This Lockdown Life: Slimming down the fridge trips, biscuit tin raids and fondness for daywear pyjamas
As we enter week 7 of lockdown, Cate Wilson realises it's time to shape up...
Last week saw the arrival of spring as we know it. And by that I mean rain, rain and even more rain in Bishop’s Stortford.
With the sun loungers packed firmly back in the garage and the days of sitting in the garden with a glass of wine in one hand and a Nobbly Bobbly ice lolly in the other a distant memory, it was time to tackle an issue which was looming ever larger in my life – my waistline.
Even before lockdown, I was not exactly at my physical peak and had already begun pondering whether to embark on my annual panic diet triggered every spring by the first sighting of white trousers in shops.
I think we are all familiar with what happened next. Hourly trips to the fridge and raids on the biscuit tin, coupled with a new-found fondness for leggings and daywear pyjamas, merely exacerbated an already burgeoning problem, and beneath the elasticated waistlines and unstructured tops, a grim yet cuddly truth was emerging. I was getting fat.
The first step was to admit I had a problem. Lowering myself gently onto the scales and with eyes scrunched almost shut to avoid reading the monitor, it was apparent that even with one hand on the washbasin and a leg wrapped around the shower appliance, it wasn’t budging below the red zone.
It was time for action – and not of the half-baked family ‘fun’ variety either. I say that in jest as you may recall an early family flirtation with Joe Wick’s PE sessions which had to be abruptly abandoned due to a mistimed bunny hop. At the time, I refused to be disheartened and had continued with young Joe the following morning on the grounds that, well, how hard could a children’s PE lesson be?
I found out the next morning. On waking, it appeared my limbs were clad in hot metal. My legs had all but seized, to the extent that all movement below the waist was now rendered impossible. The only route to exiting the bed was to hurl myself lemming-like over the edge before slowly inching across the floor to the bathroom in search of pain relief.
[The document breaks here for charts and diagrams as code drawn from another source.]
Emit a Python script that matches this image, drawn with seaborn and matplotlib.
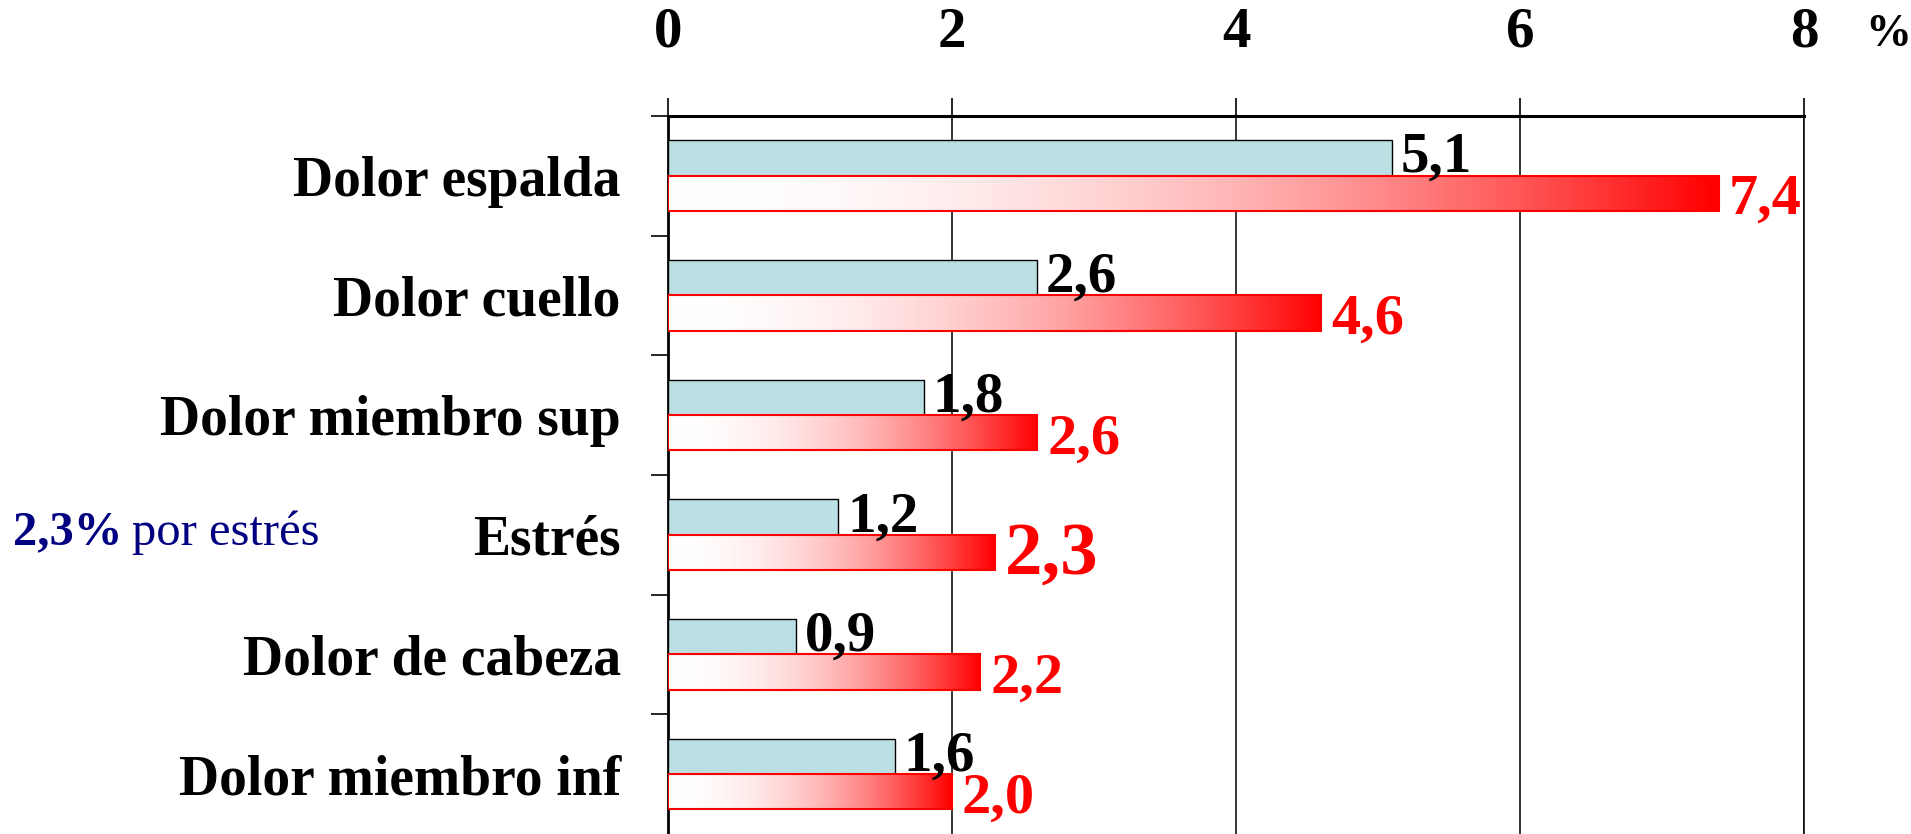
import matplotlib
matplotlib.use("Agg")
import matplotlib.pyplot as plt
import numpy as np
import pandas as pd
import seaborn as sns
from matplotlib.colors import LinearSegmentedColormap

# ─── Datos ────────────────────────────────────────────────────────────────────
categorias = ["Dolor espalda", "Dolor cuello", "Dolor miembro sup",
              "Estrés", "Dolor de cabeza", "Dolor miembro inf"]
serie_a = [5.1, 2.6, 1.8, 1.2, 0.9, 1.6]
serie_b = [7.4, 4.6, 2.6, 2.3, 2.2, 2.0]
series = ["serie_a", "serie_b"]
ticks_x = [0, 2, 4, 6, 8]

CYAN = "#BAE0E3"
ROJO = "#FF0000"
NAVY = "#000080"

df = pd.DataFrame({
    "causa": categorias * 2,
    "valor": serie_a + serie_b,
    "serie": [series[0]] * len(categorias) + [series[1]] * len(categorias),
})

sns.set_theme(style="white")
plt.rcParams["font.family"] = ["Liberation Serif", "DejaVu Serif"]

fig = plt.figure(figsize=(19.11, 8.34), dpi=100)
ax = fig.add_axes([0.3496, 0.0, 0.5944, 0.861])

sns.barplot(data=df, y="causa", x="valor", hue="serie", order=categorias,
            hue_order=series, palette=[CYAN, "white"], orient="h",
            width=0.59, errorbar=None, saturation=1, legend=False, ax=ax)

# barras celestes con borde negro
for p in ax.containers[0]:
    p.set_edgecolor("black")
    p.set_linewidth(1.0)
    p.set_zorder(3)

# barras rojas con degradado blanco -> rojo
t = np.linspace(0, 1, 256)
grad_cols = [(1.0, 1 - x ** 2, 1 - x ** 2) for x in t]
cmap_grad = LinearSegmentedColormap.from_list("grad", grad_cols)
for p in ax.containers[1]:
    x0, y0, w, h = p.get_x(), p.get_y(), p.get_width(), p.get_height()
    ax.imshow(t[None, :], cmap=cmap_grad, aspect="auto",
              extent=(x0, x0 + w, y0 + h, y0), zorder=3, interpolation="bilinear")
    p.set_facecolor("none")
    p.set_edgecolor(ROJO)
    p.set_linewidth(1.5)
    p.set_zorder(4)

ax.set_xlim(0, 8)
ax.set_ylim(5.5, -0.5)
ax.set_xlabel("")
ax.set_ylabel("")

# eje x arriba
ax.xaxis.tick_top()
ax.set_xticks(ticks_x)
ax.set_xticklabels([str(v) for v in ticks_x], fontweight="bold")
ax.tick_params(axis="x", direction="out", length=13, width=1.2, pad=28,
               labelsize=41, colors="black", bottom=False, top=True)
ax.xaxis.grid(True, color="black", linewidth=1.1)
ax.set_axisbelow(True)

# eje y: separadores de categoría
ax.set_yticks(range(len(categorias)))
ax.set_yticklabels(categorias, fontweight="bold")
ax.set_yticks(np.arange(-0.5, len(categorias) - 1, 1.0), minor=True)
ax.tick_params(axis="y", which="major", length=0, pad=34, labelsize=40, colors="black")
ax.tick_params(axis="y", which="minor", left=True, direction="out",
               length=12, width=1.2, color="black")

ax.spines["top"].set_linewidth(2.2)
ax.spines["left"].set_linewidth(2.0)
ax.spines["right"].set_linewidth(1.1)
ax.spines["bottom"].set_visible(False)
for s in ("top", "left", "right"):
    ax.spines[s].set_color("black")

# etiquetas de valor
fmt = lambda v: f"{v:.1f}".replace(".", ",")
for i, v in enumerate(serie_a):
    ax.text(v + 0.06, i - 0.03, fmt(v), ha="left", va="baseline",
            fontsize=41, fontweight="bold", color="black", zorder=6)
for i, v in enumerate(serie_b):
    size = 54 if categorias[i] == "Estrés" else 42
    ax.text(v + 0.07, i + 0.32, fmt(v), ha="left", va="baseline",
            fontsize=size, fontweight="bold", color=ROJO, zorder=6)

fig.text(0.976, 0.945, "%", fontsize=33, fontweight="bold", color="black",
         ha="left", va="baseline")

# nota lateral
t1 = fig.text(0.007, 0.347, "2,3%", fontsize=35, fontweight="bold",
              color=NAVY, ha="left", va="baseline")
fig.canvas.draw()
bb = t1.get_window_extent(renderer=fig.canvas.get_renderer())
fig.text((bb.x1 + 9) / fig.bbox.width, 0.347, "por estrés", fontsize=35,
         color=NAVY, ha="left", va="baseline")

fig.savefig("out.png", dpi=100)
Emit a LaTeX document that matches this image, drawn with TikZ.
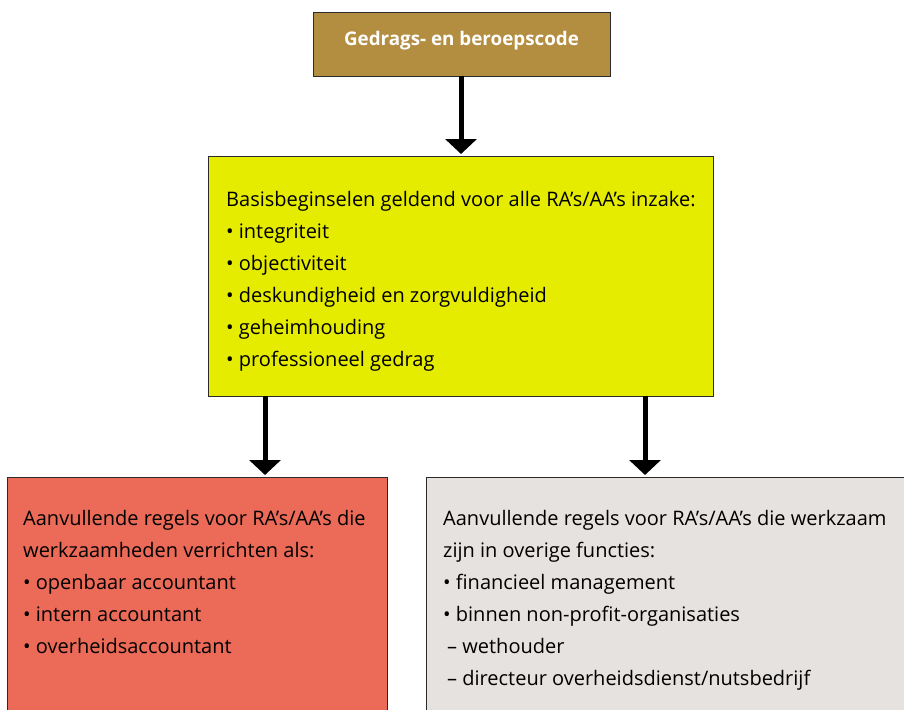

To the alarm and, it has to be said, general amusement of the family, the rest of the day was spent travelling in small crab-like movements around the house, with meals having to be eaten standing up due to an inability to bend at the knee.
However, some weeks later, this early foray into physical activity was all but forgotten. I was back and raring to go, warmed by the lockdown restrictions allowing 30 minutes of daily exercise outside. This was more like it: the great open road where I could jog at my own pace, exchanging a friendly hello with other like-minded fitness types along the route.
Unfortunately, the road outside now resembled the M25 at rush hour. Dog walkers sprang from every angle competing with families, buggies and cyclists, all desperately trying to get some fresh air while avoiding falling foul of the two-metre rule.
Undeterred I pressed on, wheezing and gasping for air while occasionally flailing my arm at a passing jogger in greeting – a move which seemed to arouse alarm rather than solidarity from my fellow runners.
Only later did it strike me that the sight of a wild-eyed woman in what appeared to be the later stages of acute respiratory distress may prove unnerving in the middle of a coronavirus epidemic. Perhaps jogging wasn’t going to be my thing after all.
Since then I have successfully enrolled in my friend Mandy’s online Pilates and fitness classes after she gently suggested I might want to try building my fitness first, rather than risking further injury and public humiliation out on the streets.
So far so good. I’d love to say a new sylph-like me is emerging and that my days of blaming the sudden disappearance of a box of mini rolls on the teenager are over, but small steps have been made.
For now, at least, I have stepped away from the scales. I mean who needs to read bad news at a time of national crisis?